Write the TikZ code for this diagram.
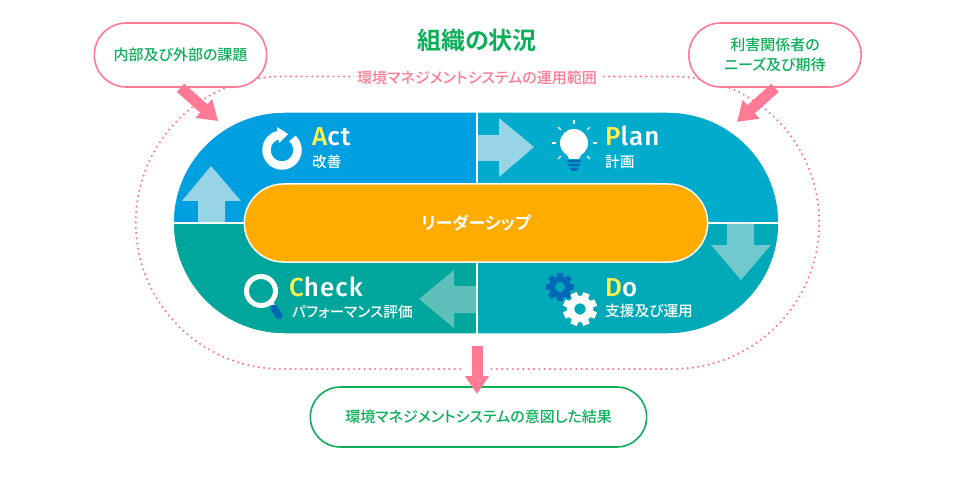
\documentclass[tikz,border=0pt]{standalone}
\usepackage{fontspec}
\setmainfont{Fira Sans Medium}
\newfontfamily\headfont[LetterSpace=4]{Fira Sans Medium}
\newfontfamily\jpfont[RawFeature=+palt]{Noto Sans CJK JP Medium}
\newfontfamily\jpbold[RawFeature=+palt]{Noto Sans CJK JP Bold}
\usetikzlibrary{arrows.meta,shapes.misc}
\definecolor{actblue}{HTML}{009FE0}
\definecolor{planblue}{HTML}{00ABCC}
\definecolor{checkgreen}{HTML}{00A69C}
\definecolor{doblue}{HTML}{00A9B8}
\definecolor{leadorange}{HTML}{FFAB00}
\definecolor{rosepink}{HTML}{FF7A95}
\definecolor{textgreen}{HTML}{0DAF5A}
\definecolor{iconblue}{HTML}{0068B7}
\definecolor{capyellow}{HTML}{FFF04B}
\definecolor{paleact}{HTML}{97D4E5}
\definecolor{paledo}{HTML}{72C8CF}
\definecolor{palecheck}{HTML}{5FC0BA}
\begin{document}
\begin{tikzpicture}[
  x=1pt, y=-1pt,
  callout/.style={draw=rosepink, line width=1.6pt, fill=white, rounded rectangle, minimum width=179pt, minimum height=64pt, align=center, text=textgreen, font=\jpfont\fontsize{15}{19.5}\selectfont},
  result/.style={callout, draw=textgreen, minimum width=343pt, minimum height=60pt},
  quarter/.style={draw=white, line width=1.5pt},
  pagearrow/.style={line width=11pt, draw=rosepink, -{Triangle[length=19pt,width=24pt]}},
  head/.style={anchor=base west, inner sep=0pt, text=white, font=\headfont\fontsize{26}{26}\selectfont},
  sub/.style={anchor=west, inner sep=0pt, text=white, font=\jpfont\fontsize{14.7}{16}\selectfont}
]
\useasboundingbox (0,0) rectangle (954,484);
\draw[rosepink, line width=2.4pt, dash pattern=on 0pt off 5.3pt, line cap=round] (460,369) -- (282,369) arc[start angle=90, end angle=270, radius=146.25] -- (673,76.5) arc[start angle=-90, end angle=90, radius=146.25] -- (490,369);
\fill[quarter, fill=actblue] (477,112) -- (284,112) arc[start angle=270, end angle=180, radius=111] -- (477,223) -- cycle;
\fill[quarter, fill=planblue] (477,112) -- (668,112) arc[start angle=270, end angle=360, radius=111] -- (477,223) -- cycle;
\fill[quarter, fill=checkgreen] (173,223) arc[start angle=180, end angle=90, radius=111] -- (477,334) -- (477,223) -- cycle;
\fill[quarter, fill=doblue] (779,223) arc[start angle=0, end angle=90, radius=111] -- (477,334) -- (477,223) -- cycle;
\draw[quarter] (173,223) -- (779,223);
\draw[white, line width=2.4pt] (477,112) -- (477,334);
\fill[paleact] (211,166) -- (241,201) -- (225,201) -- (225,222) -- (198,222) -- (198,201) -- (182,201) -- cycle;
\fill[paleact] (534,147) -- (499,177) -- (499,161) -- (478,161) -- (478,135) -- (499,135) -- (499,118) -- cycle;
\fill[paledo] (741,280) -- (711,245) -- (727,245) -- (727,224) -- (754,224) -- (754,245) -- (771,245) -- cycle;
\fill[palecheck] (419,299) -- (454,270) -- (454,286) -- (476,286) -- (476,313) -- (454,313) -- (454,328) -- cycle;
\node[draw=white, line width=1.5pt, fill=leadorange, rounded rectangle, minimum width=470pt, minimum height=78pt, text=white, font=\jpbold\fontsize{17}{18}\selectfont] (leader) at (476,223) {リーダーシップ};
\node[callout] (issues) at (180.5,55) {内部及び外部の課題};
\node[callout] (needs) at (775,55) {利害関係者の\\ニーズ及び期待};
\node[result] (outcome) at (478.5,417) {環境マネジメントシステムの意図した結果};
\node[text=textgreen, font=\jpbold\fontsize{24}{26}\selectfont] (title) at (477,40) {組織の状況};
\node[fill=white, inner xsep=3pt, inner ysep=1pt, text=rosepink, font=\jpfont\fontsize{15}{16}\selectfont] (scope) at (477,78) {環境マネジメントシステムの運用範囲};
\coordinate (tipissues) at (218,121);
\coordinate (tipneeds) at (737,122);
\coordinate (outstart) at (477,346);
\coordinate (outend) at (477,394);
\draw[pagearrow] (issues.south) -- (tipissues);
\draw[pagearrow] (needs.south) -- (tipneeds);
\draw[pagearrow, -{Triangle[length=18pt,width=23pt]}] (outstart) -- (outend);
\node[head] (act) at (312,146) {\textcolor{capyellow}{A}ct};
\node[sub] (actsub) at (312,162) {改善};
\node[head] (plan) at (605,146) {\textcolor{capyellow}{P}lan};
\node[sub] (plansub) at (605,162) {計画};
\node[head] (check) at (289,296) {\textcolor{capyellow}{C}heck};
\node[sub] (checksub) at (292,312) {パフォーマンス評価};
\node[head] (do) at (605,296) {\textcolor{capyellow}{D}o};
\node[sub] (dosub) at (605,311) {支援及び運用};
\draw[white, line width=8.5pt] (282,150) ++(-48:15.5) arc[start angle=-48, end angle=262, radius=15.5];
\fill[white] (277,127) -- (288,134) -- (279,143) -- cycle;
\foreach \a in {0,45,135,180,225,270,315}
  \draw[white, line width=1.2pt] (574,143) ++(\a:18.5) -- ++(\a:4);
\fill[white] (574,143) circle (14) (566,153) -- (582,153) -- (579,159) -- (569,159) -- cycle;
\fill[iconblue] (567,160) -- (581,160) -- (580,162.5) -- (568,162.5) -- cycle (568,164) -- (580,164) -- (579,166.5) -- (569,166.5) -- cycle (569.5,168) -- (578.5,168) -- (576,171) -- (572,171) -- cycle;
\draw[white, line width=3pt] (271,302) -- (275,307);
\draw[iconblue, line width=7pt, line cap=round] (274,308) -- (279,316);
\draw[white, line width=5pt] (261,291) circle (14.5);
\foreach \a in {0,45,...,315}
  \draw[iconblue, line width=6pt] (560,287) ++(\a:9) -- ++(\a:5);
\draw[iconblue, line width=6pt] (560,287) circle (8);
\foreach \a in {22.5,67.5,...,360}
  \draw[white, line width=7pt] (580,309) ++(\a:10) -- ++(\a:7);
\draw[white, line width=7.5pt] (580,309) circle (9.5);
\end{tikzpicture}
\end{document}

#####

Omit the pictures and output all of the other material exactly.

Write the TikZ code for this diagram.
\documentclass[tikz,border=0pt]{standalone}
\usepackage{fontspec}
\setmainfont{Fira Sans Medium}
\newfontfamily\headfont[LetterSpace=4]{Fira Sans Medium}
\newfontfamily\jpfont[RawFeature=+palt]{Noto Sans CJK JP Medium}
\newfontfamily\jpbold[RawFeature=+palt]{Noto Sans CJK JP Bold}
\usetikzlibrary{arrows.meta,shapes.misc}
\definecolor{actblue}{HTML}{009FE0}
\definecolor{planblue}{HTML}{00ABCC}
\definecolor{checkgreen}{HTML}{00A69C}
\definecolor{doblue}{HTML}{00A9B8}
\definecolor{leadorange}{HTML}{FFAB00}
\definecolor{rosepink}{HTML}{FF7A95}
\definecolor{textgreen}{HTML}{0DAF5A}
\definecolor{iconblue}{HTML}{0068B7}
\definecolor{capyellow}{HTML}{FFF04B}
\definecolor{paleact}{HTML}{97D4E5}
\definecolor{paledo}{HTML}{72C8CF}
\definecolor{palecheck}{HTML}{5FC0BA}
\begin{document}
\begin{tikzpicture}[
  x=1pt, y=-1pt,
  callout/.style={draw=rosepink, line width=1.6pt, fill=white, rounded rectangle, minimum width=179pt, minimum height=64pt, align=center, text=textgreen, font=\jpfont\fontsize{15}{19.5}\selectfont},
  result/.style={callout, draw=textgreen, minimum width=343pt, minimum height=60pt},
  quarter/.style={draw=white, line width=1.5pt},
  pagearrow/.style={line width=11pt, draw=rosepink, -{Triangle[length=19pt,width=24pt]}},
  head/.style={anchor=base west, inner sep=0pt, text=white, font=\headfont\fontsize{26}{26}\selectfont},
  sub/.style={anchor=west, inner sep=0pt, text=white, font=\jpfont\fontsize{14.7}{16}\selectfont}
]
\useasboundingbox (0,0) rectangle (954,484);
\draw[rosepink, line width=2.4pt, dash pattern=on 0pt off 5.3pt, line cap=round] (460,369) -- (282,369) arc[start angle=90, end angle=270, radius=146.25] -- (673,76.5) arc[start angle=-90, end angle=90, radius=146.25] -- (490,369);
\fill[quarter, fill=actblue] (477,112) -- (284,112) arc[start angle=270, end angle=180, radius=111] -- (477,223) -- cycle;
\fill[quarter, fill=planblue] (477,112) -- (668,112) arc[start angle=270, end angle=360, radius=111] -- (477,223) -- cycle;
\fill[quarter, fill=checkgreen] (173,223) arc[start angle=180, end angle=90, radius=111] -- (477,334) -- (477,223) -- cycle;
\fill[quarter, fill=doblue] (779,223) arc[start angle=0, end angle=90, radius=111] -- (477,334) -- (477,223) -- cycle;
\draw[quarter] (173,223) -- (779,223);
\draw[white, line width=2.4pt] (477,112) -- (477,334);
\fill[paleact] (211,166) -- (241,201) -- (225,201) -- (225,222) -- (198,222) -- (198,201) -- (182,201) -- cycle;
\fill[paleact] (534,147) -- (499,177) -- (499,161) -- (478,161) -- (478,135) -- (499,135) -- (499,118) -- cycle;
\fill[paledo] (741,280) -- (711,245) -- (727,245) -- (727,224) -- (754,224) -- (754,245) -- (771,245) -- cycle;
\fill[palecheck] (419,299) -- (454,270) -- (454,286) -- (476,286) -- (476,313) -- (454,313) -- (454,328) -- cycle;
\node[draw=white, line width=1.5pt, fill=leadorange, rounded rectangle, minimum width=470pt, minimum height=78pt, text=white, font=\jpbold\fontsize{17}{18}\selectfont] (leader) at (476,223) {リーダーシップ};
\node[callout] (issues) at (180.5,55) {内部及び外部の課題};
\node[callout] (needs) at (775,55) {利害関係者の\\ニーズ及び期待};
\node[result] (outcome) at (478.5,417) {環境マネジメントシステムの意図した結果};
\node[text=textgreen, font=\jpbold\fontsize{24}{26}\selectfont] (title) at (477,40) {組織の状況};
\node[fill=white, inner xsep=3pt, inner ysep=1pt, text=rosepink, font=\jpfont\fontsize{15}{16}\selectfont] (scope) at (477,78) {環境マネジメントシステムの運用範囲};
\coordinate (tipissues) at (218,121);
\coordinate (tipneeds) at (737,122);
\coordinate (outstart) at (477,346);
\coordinate (outend) at (477,394);
\draw[pagearrow] (issues.south) -- (tipissues);
\draw[pagearrow] (needs.south) -- (tipneeds);
\draw[pagearrow, -{Triangle[length=18pt,width=23pt]}] (outstart) -- (outend);
\node[head] (act) at (312,146) {\textcolor{capyellow}{A}ct};
\node[sub] (actsub) at (312,162) {改善};
\node[head] (plan) at (605,146) {\textcolor{capyellow}{P}lan};
\node[sub] (plansub) at (605,162) {計画};
\node[head] (check) at (289,296) {\textcolor{capyellow}{C}heck};
\node[sub] (checksub) at (292,312) {パフォーマンス評価};
\node[head] (do) at (605,296) {\textcolor{capyellow}{D}o};
\node[sub] (dosub) at (605,311) {支援及び運用};
\draw[white, line width=8.5pt] (282,150) ++(-48:15.5) arc[start angle=-48, end angle=262, radius=15.5];
\fill[white] (277,127) -- (288,134) -- (279,143) -- cycle;
\foreach \a in {0,45,135,180,225,270,315}
  \draw[white, line width=1.2pt] (574,143) ++(\a:18.5) -- ++(\a:4);
\fill[white] (574,143) circle (14) (566,153) -- (582,153) -- (579,159) -- (569,159) -- cycle;
\fill[iconblue] (567,160) -- (581,160) -- (580,162.5) -- (568,162.5) -- cycle (568,164) -- (580,164) -- (579,166.5) -- (569,166.5) -- cycle (569.5,168) -- (578.5,168) -- (576,171) -- (572,171) -- cycle;
\draw[white, line width=3pt] (271,302) -- (275,307);
\draw[iconblue, line width=7pt, line cap=round] (274,308) -- (279,316);
\draw[white, line width=5pt] (261,291) circle (14.5);
\foreach \a in {0,45,...,315}
  \draw[iconblue, line width=6pt] (560,287) ++(\a:9) -- ++(\a:5);
\draw[iconblue, line width=6pt] (560,287) circle (8);
\foreach \a in {22.5,67.5,...,360}
  \draw[white, line width=7pt] (580,309) ++(\a:10) -- ++(\a:7);
\draw[white, line width=7.5pt] (580,309) circle (9.5);
\end{tikzpicture}
\end{document}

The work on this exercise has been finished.